◆ TO DO ◆
Leave out every picture. Copy exactly the lines from the one holding "Give me the Plotly source for this chart." through the one holding "import plotly.graph_objects as go".

◆ SOURCE DATA ◆
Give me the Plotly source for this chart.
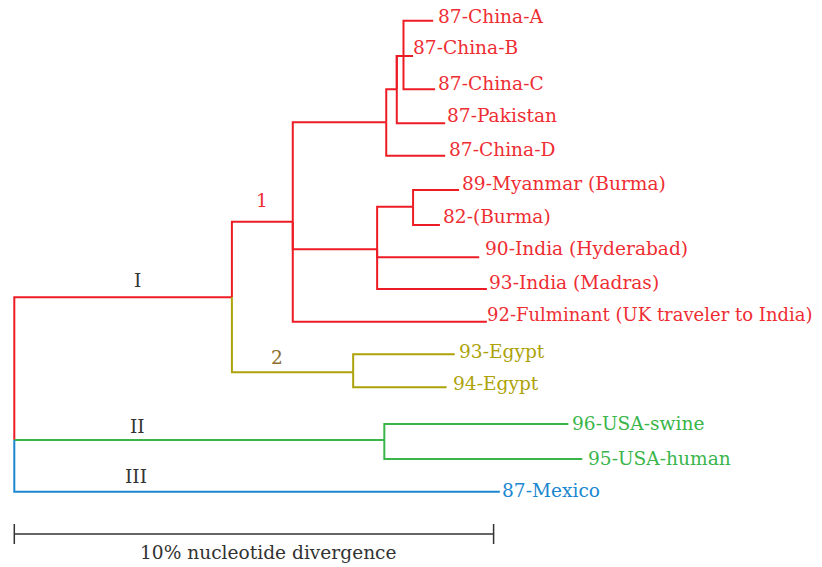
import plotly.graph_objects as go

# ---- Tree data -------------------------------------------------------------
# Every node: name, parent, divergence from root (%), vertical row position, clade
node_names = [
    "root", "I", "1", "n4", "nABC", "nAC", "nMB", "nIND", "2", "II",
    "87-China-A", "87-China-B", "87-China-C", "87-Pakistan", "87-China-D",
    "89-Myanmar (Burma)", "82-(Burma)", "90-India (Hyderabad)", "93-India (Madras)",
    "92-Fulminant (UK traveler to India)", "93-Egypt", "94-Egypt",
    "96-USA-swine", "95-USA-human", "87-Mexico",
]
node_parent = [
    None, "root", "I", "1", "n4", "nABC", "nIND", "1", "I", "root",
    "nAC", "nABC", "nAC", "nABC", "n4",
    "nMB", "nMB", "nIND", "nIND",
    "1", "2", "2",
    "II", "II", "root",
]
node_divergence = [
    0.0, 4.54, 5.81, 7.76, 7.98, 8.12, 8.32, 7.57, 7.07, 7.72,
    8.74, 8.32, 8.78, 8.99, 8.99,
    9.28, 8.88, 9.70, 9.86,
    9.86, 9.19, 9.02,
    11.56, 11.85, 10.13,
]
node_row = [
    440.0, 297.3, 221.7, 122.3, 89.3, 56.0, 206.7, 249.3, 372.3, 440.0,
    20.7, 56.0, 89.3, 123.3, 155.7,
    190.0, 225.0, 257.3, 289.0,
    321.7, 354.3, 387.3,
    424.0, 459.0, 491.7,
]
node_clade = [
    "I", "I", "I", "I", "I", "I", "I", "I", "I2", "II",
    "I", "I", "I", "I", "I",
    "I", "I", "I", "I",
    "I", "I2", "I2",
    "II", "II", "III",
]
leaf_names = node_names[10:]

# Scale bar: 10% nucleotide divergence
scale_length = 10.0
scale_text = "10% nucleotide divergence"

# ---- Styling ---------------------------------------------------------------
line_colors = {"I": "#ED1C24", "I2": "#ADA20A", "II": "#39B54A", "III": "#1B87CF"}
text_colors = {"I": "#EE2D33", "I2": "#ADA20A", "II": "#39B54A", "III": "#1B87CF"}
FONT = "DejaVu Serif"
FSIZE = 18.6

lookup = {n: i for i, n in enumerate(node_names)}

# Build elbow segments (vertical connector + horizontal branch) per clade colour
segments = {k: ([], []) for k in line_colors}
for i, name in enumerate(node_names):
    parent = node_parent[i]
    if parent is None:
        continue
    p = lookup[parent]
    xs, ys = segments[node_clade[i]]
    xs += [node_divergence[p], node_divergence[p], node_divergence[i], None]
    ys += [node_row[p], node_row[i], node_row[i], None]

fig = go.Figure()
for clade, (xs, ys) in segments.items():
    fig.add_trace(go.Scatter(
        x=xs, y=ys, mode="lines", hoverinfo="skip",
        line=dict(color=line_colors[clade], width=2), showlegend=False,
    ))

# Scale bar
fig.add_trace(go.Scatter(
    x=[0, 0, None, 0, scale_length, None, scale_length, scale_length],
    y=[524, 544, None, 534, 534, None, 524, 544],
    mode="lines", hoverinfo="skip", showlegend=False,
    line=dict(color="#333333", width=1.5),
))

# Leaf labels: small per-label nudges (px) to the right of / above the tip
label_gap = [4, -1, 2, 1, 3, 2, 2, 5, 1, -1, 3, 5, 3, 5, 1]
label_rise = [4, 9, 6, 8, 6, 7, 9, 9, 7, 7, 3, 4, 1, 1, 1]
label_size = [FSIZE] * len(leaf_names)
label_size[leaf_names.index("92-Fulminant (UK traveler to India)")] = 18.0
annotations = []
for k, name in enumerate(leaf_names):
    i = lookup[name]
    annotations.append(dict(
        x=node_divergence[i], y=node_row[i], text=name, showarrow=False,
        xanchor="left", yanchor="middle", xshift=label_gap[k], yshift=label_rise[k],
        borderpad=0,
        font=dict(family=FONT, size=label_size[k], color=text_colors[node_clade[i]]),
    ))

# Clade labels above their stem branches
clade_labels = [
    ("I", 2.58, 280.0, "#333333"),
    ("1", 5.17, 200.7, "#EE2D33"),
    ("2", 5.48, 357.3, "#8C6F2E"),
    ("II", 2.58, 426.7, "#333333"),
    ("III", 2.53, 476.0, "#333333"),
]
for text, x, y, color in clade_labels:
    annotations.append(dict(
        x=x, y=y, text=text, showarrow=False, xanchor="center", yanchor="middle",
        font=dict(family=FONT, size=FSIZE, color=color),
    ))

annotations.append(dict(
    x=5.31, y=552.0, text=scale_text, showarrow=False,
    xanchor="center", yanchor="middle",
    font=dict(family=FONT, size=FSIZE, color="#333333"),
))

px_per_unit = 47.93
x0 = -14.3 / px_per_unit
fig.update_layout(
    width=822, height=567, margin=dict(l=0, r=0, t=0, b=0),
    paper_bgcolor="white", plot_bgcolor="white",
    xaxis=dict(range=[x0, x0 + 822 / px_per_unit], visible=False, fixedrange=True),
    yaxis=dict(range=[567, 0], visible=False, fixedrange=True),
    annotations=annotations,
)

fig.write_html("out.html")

--

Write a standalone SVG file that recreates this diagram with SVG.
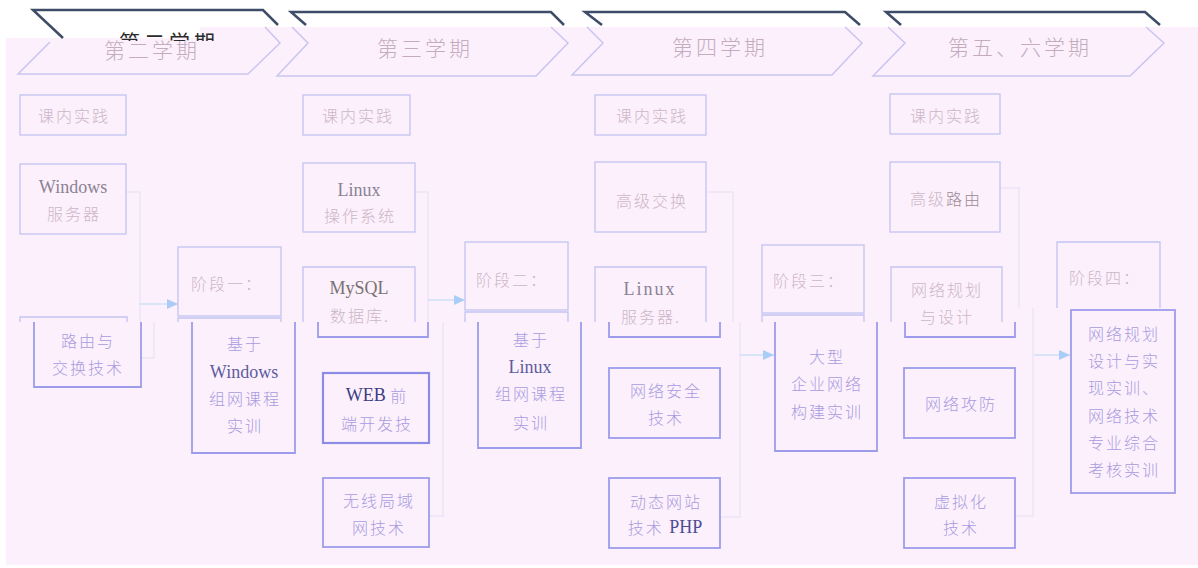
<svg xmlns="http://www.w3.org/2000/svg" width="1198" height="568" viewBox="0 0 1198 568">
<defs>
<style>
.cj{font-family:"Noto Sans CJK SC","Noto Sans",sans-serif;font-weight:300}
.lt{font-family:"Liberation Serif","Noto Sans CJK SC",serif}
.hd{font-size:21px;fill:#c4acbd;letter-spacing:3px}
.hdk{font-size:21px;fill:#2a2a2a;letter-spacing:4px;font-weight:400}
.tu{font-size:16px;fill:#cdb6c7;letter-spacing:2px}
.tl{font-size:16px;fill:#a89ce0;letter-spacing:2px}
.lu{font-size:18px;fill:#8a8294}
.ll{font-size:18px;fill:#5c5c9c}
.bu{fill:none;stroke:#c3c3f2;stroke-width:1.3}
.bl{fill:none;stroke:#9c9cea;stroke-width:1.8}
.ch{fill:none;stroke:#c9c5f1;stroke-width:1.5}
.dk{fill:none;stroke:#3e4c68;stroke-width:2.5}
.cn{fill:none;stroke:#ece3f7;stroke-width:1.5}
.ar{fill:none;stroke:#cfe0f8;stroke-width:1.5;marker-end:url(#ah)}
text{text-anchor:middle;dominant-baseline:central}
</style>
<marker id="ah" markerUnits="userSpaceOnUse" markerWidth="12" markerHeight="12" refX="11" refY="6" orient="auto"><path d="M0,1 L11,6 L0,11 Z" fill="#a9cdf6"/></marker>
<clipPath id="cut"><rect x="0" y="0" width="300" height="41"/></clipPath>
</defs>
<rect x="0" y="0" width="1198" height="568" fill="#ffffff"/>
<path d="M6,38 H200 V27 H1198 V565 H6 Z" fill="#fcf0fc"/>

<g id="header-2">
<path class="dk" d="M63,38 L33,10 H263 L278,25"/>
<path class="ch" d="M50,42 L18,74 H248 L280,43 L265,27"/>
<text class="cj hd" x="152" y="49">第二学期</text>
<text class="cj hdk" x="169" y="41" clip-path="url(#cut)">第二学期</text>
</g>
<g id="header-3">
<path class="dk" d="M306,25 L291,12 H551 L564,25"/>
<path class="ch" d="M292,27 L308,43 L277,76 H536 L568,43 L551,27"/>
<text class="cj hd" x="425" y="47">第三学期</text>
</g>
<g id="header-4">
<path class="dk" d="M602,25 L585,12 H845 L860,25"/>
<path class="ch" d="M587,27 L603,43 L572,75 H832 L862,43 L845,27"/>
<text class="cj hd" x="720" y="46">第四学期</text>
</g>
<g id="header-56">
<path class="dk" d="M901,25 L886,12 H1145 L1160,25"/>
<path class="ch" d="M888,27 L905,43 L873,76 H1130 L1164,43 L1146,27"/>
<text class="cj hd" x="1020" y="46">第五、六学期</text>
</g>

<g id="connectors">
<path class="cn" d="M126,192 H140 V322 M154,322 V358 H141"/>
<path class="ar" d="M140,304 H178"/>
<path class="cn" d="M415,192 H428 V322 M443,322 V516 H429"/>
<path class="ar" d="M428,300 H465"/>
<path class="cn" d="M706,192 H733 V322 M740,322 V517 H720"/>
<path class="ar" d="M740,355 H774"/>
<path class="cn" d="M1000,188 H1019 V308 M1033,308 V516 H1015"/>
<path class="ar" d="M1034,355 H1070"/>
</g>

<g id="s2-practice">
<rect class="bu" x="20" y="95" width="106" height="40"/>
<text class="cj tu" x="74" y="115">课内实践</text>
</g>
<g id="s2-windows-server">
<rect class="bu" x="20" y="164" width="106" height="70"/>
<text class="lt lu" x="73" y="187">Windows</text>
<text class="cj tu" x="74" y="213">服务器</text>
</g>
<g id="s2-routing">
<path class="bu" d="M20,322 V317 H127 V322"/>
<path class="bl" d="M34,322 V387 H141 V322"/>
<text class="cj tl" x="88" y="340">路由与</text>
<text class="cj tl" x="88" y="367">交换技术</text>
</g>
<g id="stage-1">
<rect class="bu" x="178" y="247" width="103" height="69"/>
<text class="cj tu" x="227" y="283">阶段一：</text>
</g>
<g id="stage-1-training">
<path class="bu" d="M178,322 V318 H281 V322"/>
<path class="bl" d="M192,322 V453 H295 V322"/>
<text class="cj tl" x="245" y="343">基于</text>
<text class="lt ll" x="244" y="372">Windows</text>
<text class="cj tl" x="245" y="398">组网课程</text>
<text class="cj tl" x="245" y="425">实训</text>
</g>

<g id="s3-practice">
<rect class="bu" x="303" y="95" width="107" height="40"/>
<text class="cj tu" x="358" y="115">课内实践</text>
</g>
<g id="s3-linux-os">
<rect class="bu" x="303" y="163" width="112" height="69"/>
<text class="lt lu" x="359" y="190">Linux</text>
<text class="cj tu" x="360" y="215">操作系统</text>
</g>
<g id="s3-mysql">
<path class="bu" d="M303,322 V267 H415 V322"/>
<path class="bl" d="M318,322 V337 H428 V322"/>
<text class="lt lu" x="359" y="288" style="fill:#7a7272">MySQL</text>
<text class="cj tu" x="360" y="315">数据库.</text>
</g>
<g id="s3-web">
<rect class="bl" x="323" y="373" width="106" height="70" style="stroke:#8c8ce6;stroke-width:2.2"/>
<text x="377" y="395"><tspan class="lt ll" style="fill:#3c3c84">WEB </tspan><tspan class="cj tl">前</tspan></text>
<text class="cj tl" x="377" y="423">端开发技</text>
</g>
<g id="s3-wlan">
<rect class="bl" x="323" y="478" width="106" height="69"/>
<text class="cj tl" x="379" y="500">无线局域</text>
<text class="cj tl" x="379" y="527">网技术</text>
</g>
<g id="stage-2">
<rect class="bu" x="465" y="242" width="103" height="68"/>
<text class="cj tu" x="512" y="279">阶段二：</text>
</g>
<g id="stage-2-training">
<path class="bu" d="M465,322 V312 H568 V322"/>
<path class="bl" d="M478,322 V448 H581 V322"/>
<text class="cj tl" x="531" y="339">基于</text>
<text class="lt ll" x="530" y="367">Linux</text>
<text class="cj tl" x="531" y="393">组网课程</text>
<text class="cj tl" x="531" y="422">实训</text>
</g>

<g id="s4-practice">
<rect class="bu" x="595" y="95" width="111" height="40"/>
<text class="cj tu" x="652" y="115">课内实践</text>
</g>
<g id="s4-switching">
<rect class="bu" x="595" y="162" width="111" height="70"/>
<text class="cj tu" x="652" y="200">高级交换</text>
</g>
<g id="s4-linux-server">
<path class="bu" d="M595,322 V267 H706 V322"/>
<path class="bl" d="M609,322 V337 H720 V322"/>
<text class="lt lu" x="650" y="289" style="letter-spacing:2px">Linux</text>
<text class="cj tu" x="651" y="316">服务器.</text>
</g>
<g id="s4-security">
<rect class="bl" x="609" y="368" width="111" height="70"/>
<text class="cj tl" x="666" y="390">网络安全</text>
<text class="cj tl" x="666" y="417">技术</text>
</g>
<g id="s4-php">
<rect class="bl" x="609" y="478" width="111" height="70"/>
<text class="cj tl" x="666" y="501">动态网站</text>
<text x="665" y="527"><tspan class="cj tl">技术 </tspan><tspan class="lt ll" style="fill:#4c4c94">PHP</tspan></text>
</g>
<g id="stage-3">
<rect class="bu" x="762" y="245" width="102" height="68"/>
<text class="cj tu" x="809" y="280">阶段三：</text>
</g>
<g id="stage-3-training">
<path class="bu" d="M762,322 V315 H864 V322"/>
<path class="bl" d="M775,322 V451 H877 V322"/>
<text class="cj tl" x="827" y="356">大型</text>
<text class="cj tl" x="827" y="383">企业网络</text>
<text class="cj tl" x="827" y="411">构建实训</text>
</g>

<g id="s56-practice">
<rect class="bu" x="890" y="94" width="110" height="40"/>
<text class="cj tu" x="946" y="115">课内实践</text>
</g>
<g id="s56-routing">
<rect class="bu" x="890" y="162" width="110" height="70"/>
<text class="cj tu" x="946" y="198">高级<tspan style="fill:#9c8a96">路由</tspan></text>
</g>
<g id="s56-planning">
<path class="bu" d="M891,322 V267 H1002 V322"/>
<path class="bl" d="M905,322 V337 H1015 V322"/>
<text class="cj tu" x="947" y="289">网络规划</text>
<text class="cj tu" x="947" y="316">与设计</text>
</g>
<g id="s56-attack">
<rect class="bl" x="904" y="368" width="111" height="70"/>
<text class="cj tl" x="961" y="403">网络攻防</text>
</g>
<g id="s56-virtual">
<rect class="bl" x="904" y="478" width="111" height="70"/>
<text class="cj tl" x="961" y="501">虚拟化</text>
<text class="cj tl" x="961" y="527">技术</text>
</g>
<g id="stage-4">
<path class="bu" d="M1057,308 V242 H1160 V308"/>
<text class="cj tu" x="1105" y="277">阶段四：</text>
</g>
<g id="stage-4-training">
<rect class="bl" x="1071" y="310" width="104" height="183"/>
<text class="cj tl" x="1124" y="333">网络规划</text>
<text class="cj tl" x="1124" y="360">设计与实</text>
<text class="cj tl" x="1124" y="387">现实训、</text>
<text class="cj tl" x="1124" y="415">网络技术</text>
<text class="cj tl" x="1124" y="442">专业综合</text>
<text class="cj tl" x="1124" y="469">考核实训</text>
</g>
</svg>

...

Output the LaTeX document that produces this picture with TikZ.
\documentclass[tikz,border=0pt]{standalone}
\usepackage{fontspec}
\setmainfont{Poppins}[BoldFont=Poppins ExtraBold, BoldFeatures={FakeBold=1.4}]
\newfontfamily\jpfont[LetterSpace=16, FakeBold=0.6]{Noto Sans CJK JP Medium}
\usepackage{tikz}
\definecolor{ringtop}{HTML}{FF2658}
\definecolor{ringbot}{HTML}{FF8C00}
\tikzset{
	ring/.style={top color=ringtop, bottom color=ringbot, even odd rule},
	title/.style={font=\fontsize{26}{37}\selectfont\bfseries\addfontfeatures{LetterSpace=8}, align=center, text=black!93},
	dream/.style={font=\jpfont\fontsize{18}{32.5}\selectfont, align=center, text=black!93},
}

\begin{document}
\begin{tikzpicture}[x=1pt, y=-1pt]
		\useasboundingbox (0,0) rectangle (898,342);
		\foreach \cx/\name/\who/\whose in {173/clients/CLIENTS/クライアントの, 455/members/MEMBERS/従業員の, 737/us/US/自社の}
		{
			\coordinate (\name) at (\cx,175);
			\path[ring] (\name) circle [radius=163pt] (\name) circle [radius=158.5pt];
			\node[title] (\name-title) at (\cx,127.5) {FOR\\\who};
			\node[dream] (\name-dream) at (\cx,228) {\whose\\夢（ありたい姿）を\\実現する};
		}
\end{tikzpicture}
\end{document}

◆ THE ANSWER ◆
Give me the Plotly source for this chart.
import plotly.graph_objects as go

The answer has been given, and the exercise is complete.